Il faut donc, Monsieur Hernández-Ros, engager une réflexion, non sur les abus de position dominante dans tel ou tel secteur, mais sur nos possibilités d'encadrement du champ de la diffusion des biens culturels, en général. C'est une vertu française que de traiter ces problèmes ex ante et non ex post : nous disposons, dans le domaine culturel, de systèmes de régulation qui ont précisément pour objet de contrarier l'apparition de positions dominantes ou, tout au moins, de les réguler en négociant des accords collectifs. Il serait difficile, pour notre commission, d'apprécier un accord particulier détaché du cadre global, car cela risquerait d'affaiblir notre position sur un autre terrain. N'y voyez pas une marque d'hostilité à la société Google, partenaire potentiel : il s'agit d'une prise de position logique, que nous essaierons de maintenir, dans la mesure où tout accord aurait une portée symbolique, quel que soit son contenu.

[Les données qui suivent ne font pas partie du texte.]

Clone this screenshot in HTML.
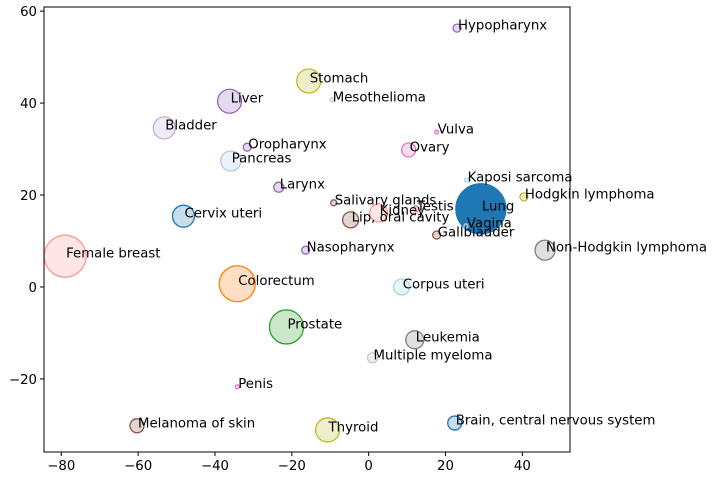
<!DOCTYPE html>
<html><head><meta charset="utf-8"><style>
body{margin:0;background:#fff}
svg text{font-family:"DejaVu Sans","Liberation Sans",sans-serif;font-size:13.3px;fill:#000}
</style></head><body>
<svg id="chart" width="718" height="479" xmlns="http://www.w3.org/2000/svg"></svg>
<script>
const names=["Hypopharynx","Stomach","Mesothelioma","Liver","Bladder","Vulva","Oropharynx","Ovary","Pancreas","Kaposi sarcoma","Larynx","Hodgkin lymphoma","Salivary glands","Vagina","Lung","Cervix uteri","Kidney","Testis","Lip, oral cavity","Gallbladder","Non-Hodgkin lymphoma","Female breast","Nasopharynx","Colorectum","Corpus uteri","Prostate","Leukemia","Multiple myeloma","Penis","Melanoma of skin","Thyroid","Brain, central nervous system"];
const xVals=[23.0,-15.6,-9.6,-36.2,-53.2,17.7,-31.6,10.4,-35.9,25.5,-23.4,40.4,-9.1,25.3,29.2,-48.2,2.6,12.3,-4.7,17.7,45.9,-79.0,-16.4,-34.2,8.6,-21.4,12.0,1.0,-34.2,-60.3,-10.7,22.4];
const yVals=[56.3,44.8,40.7,40.4,34.6,33.7,30.4,29.8,27.4,23.3,21.7,19.6,18.3,13.3,17.0,15.4,16.1,17.0,14.6,11.3,8.0,6.7,8.0,0.7,0,-8.7,-11.5,-15.4,-21.7,-30.2,-31.1,-29.6];
const sizes=[4,12,2,12,11,2,4,7,10,2,5,4,3,2,25,11,9,3,8,4,10,21,4,18,8,17,9,5,2,7,12,7];
const colors=["#9467bd","#bcbd22","#c7c7c7","#9467bd","#c5b0d5","#e377c2","#9467bd","#e377c2","#aec7e8","#9edae5","#9467bd","#bcbd22","#8c564b","#9edae5","#1f77b4","#1f77b4","#ff9896","#e377c2","#8c564b","#8c564b","#7f7f7f","#ff9896","#9467bd","#ff7f0e","#9edae5","#2ca02c","#7f7f7f","#c7c7c7","#e377c2","#8c564b","#bcbd22","#1f77b4"];
const xTicks=[-80,-60,-40,-20,0,20,40];
const yTicks=[-20,0,20,40,60];
const svg=document.getElementById('chart');
const NS='http://www.w3.org/2000/svg';
const L=44,R=570,T=7,B=452;
const X0=-84.5,X1=52.4,Y0=-35.9,Y1=60.9;
const sx=v=>L+(v-X0)/(X1-X0)*(R-L);
const sy=v=>B-(v-Y0)/(Y1-Y0)*(B-T);
function mk(tag,attrs){const e=document.createElementNS(NS,tag);for(const k in attrs)e.setAttribute(k,attrs[k]);svg.appendChild(e);return e;}
const order=names.map((n,i)=>i).sort((a,b)=>sizes[b]-sizes[a]);
order.forEach(i=>{
  const c=mk('circle',{cx:sx(xVals[i]),cy:sy(yVals[i]),r:sizes[i],fill:colors[i],'fill-opacity':i===14?1:0.25,stroke:colors[i],'stroke-width':1.3});
  
  
});
names.forEach((n,i)=>{
  const t=mk('text',{x:sx(xVals[i])+1,y:sy(yVals[i])+1.5});
  t.textContent=n;
  
  
});
const frame=mk('rect',{x:L,y:T,width:R-L,height:B-T,fill:'none',stroke:'#000','stroke-width':1});


xTicks.forEach(v=>{
  mk('line',{x1:sx(v),x2:sx(v),y1:B,y2:B+4,stroke:'#000'});
  const t=mk('text',{x:sx(v),y:B+18,'text-anchor':'middle'});
  t.textContent=String(v).replace('-','\u2212');
  
  
});
yTicks.forEach(v=>{
  mk('line',{x1:L-4,x2:L,y1:sy(v),y2:sy(v),stroke:'#000'});
  const t=mk('text',{x:L-7,y:sy(v)+5,'text-anchor':'end'});
  t.textContent=String(v).replace('-','\u2212');
  
  
});
</script>
</body></html>
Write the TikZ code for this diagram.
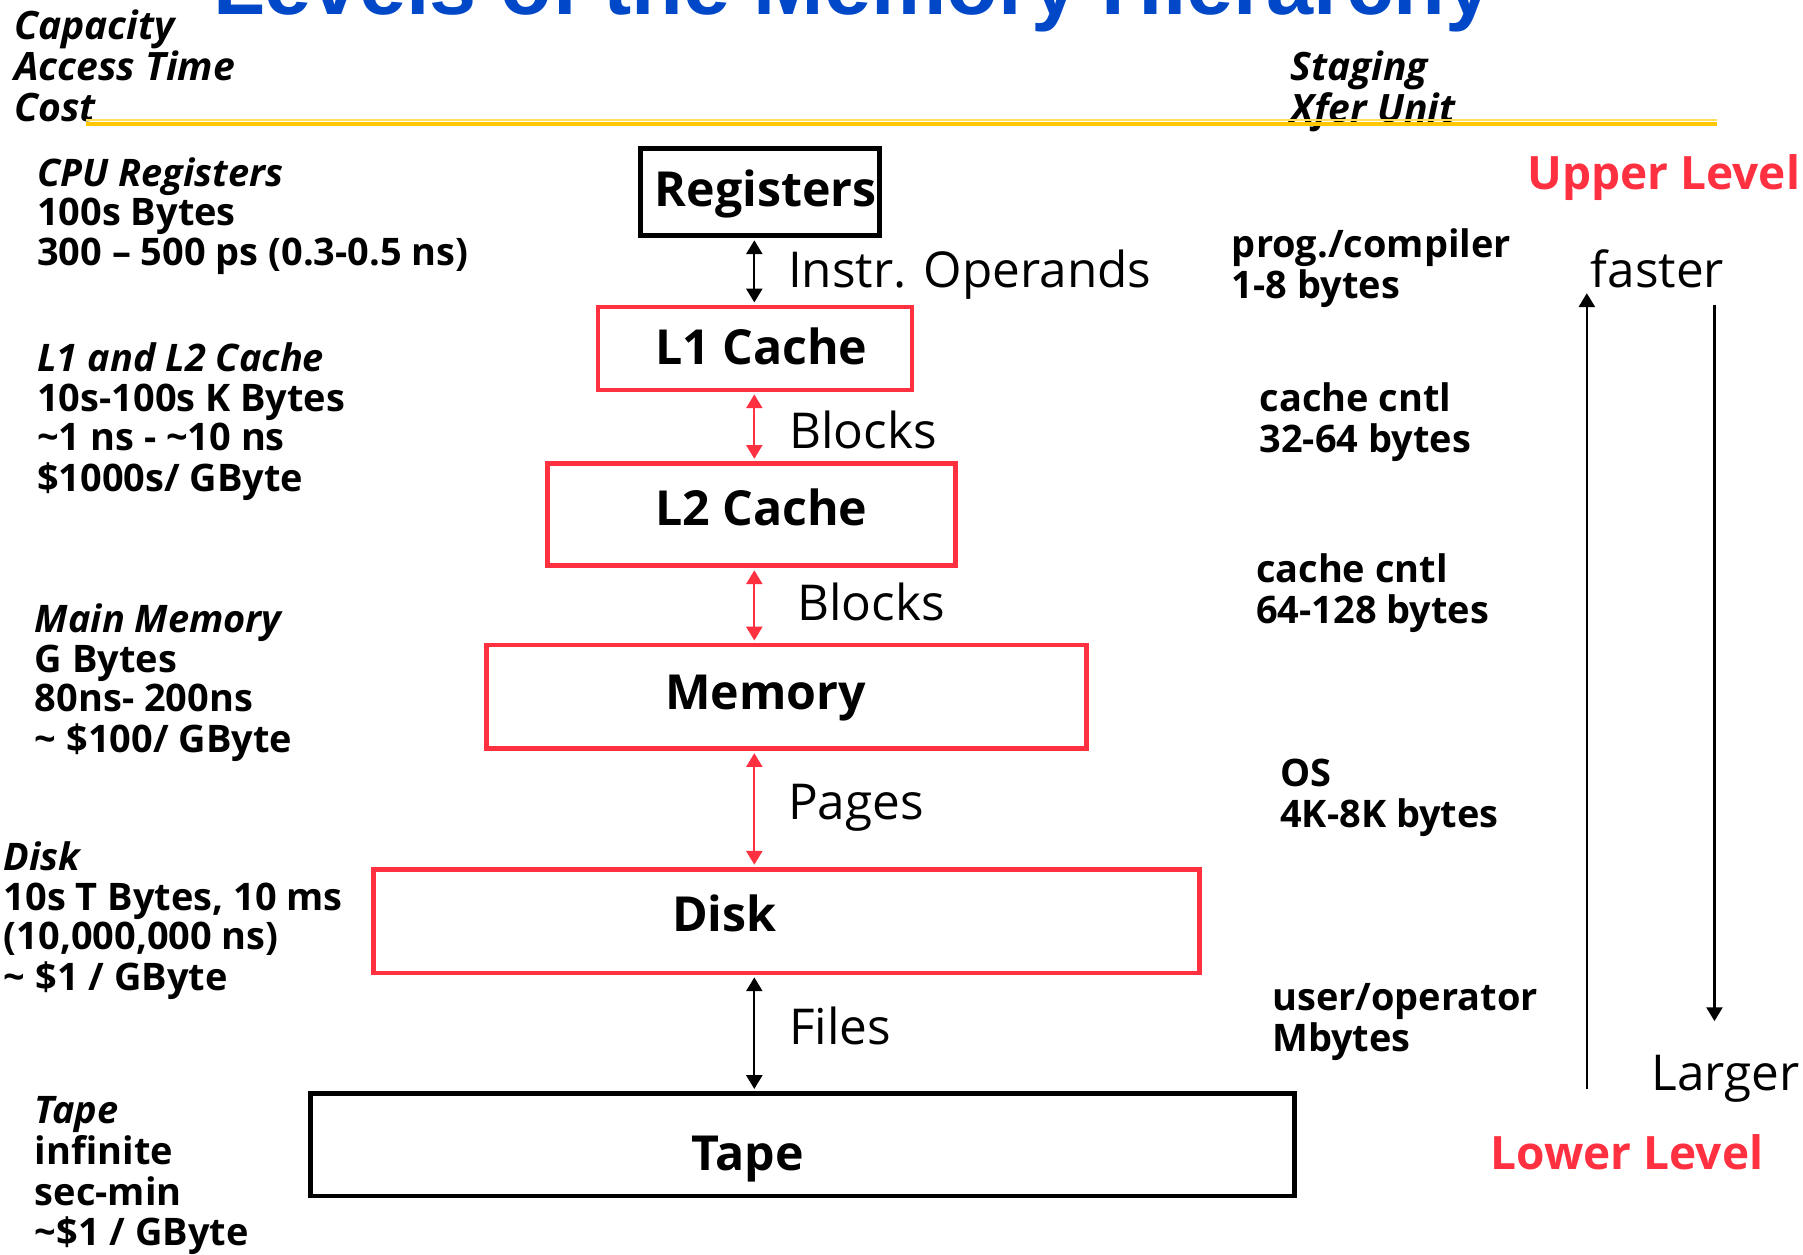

Enfin, les accords prévoient des modalités particulières, parfois couvertes par des clauses de confidentialité – qui, selon l'avis de la Commission d'accès aux documents administratifs (CADA), ne sont pas toujours conformes à la loi française. Nous considérons que ces dispositions seront à l'avenir très largement connues, et les responsables de la société Google le savent pertinemment. Elles portent sur le bénéfice, l'étendue, mais surtout la durée de l'accord. Il serait regrettable que celle-ci soit trop longue, non seulement parce que la technique évolue et qu'il faut pouvoir s'adapter, mais surtout parce qu'il s'agit du domaine public et que le montant des investissements proposés ne justifierait pas l'immobilisation prolongée de notre capacité d'action.

À l'aune de l'ensemble de ces enjeux, les Européens ont peut-être tendance à sous-estimer leur capacité d'action dans la négociation – et je crains que ce n'ait été le cas des responsables des bibliothèques européennes qui ont déjà signé un accord.